Monday, August 29, 2005

Ghost of Netaji

A good post by Atanu on Netaji, India's forgotten hero. It links to a very interesting article by N.S.Rajaram. I came across another interesting article on the same topic.

While growing up in West Bengal in 80s and 90s, one thing that bothered me quite a bit was politically how virulently anti-India and anti-center most Bengalis were. It was almost like another country inside India. The more I read about Indian and Bengali history in mainstream history books, less sense it made to me. Luminaries like Rammohan Roy, Vidyasagar, Bankim Chandra, Rabindranath, Vivekananda, Sarat Chandra, Aurobindo, Bipin Pal, Shyamaprasad Mukherjee, Ashutosh Mukherjee, Chittaranjan Das, Surendranath Banerjeee, Jagadish Bose, Subhas Bose always thought of themselves as Indians. They were national leaders first and Bengalis second. They were at the forefront of Indian nationalism.

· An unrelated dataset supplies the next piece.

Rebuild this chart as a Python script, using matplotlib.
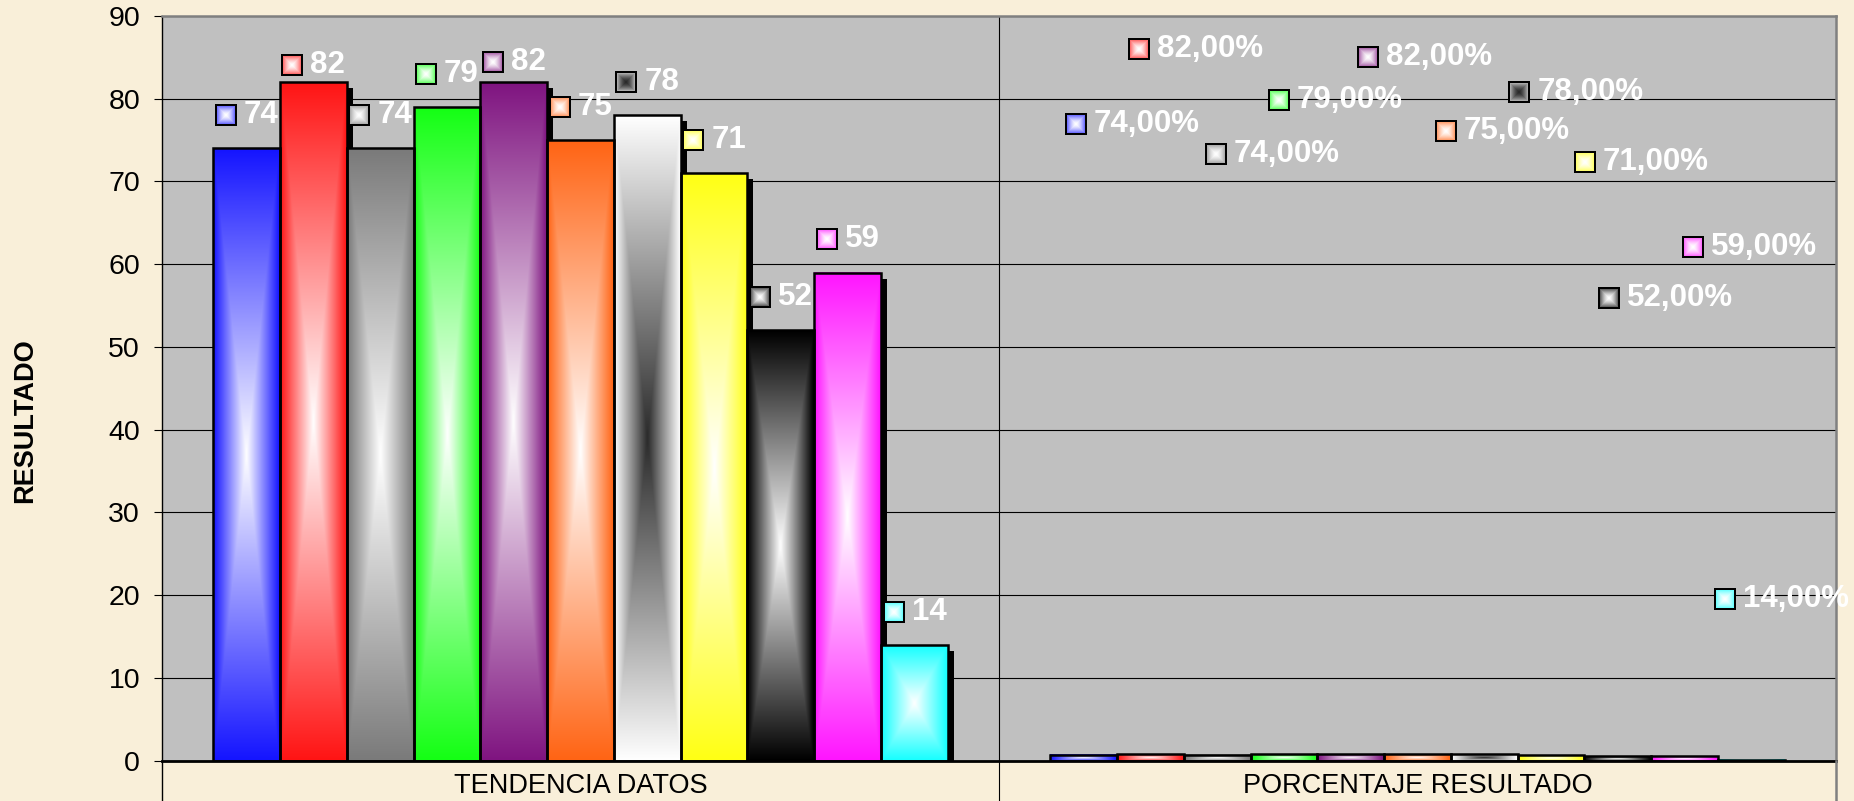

It was a huge contrast to the communist-ruled West Bengal I was born and brought up in. Nirad C Chaudhuri's writing for the first time gave me some insight into how and when that transition had happened and what the root causes of the deep insecurity, distrust and hatred harbored by most Bengalis are. It goes back to Gandhi-Nehru's takeover of Indian National Congress, marginalization of Bengalis and indirect support of partition. Bengalis never quite recovered from that. Niradbabu was working as a secretary of Sarat Bose, Subhas Bose's elder brother, during those crucial years of Indian history. He had a front row view of how Gandhi-Nehru cabal destroyed the political careers of Bose brothers. That eventually ensured Fajlul Haque's meteoric ascent among Bengali Muslim farmers, Muslim League's exploitation of that, flawed plebescite of 1946, partition of 1947, West Bengal's endless downward spiral since then and creation of two failed states - Pakistan and Bangladesh.

Sir Niradbabu's autobiographies are must-reads for anyone interested in that transition.
The Autobiography of an Unknown Indian
Thy Hand, Great Anarch ! India 1921-1952

Leonard Gordon's recent biography of Subhas and Sarat Bose, Brothers against the Raj , is another excellent source.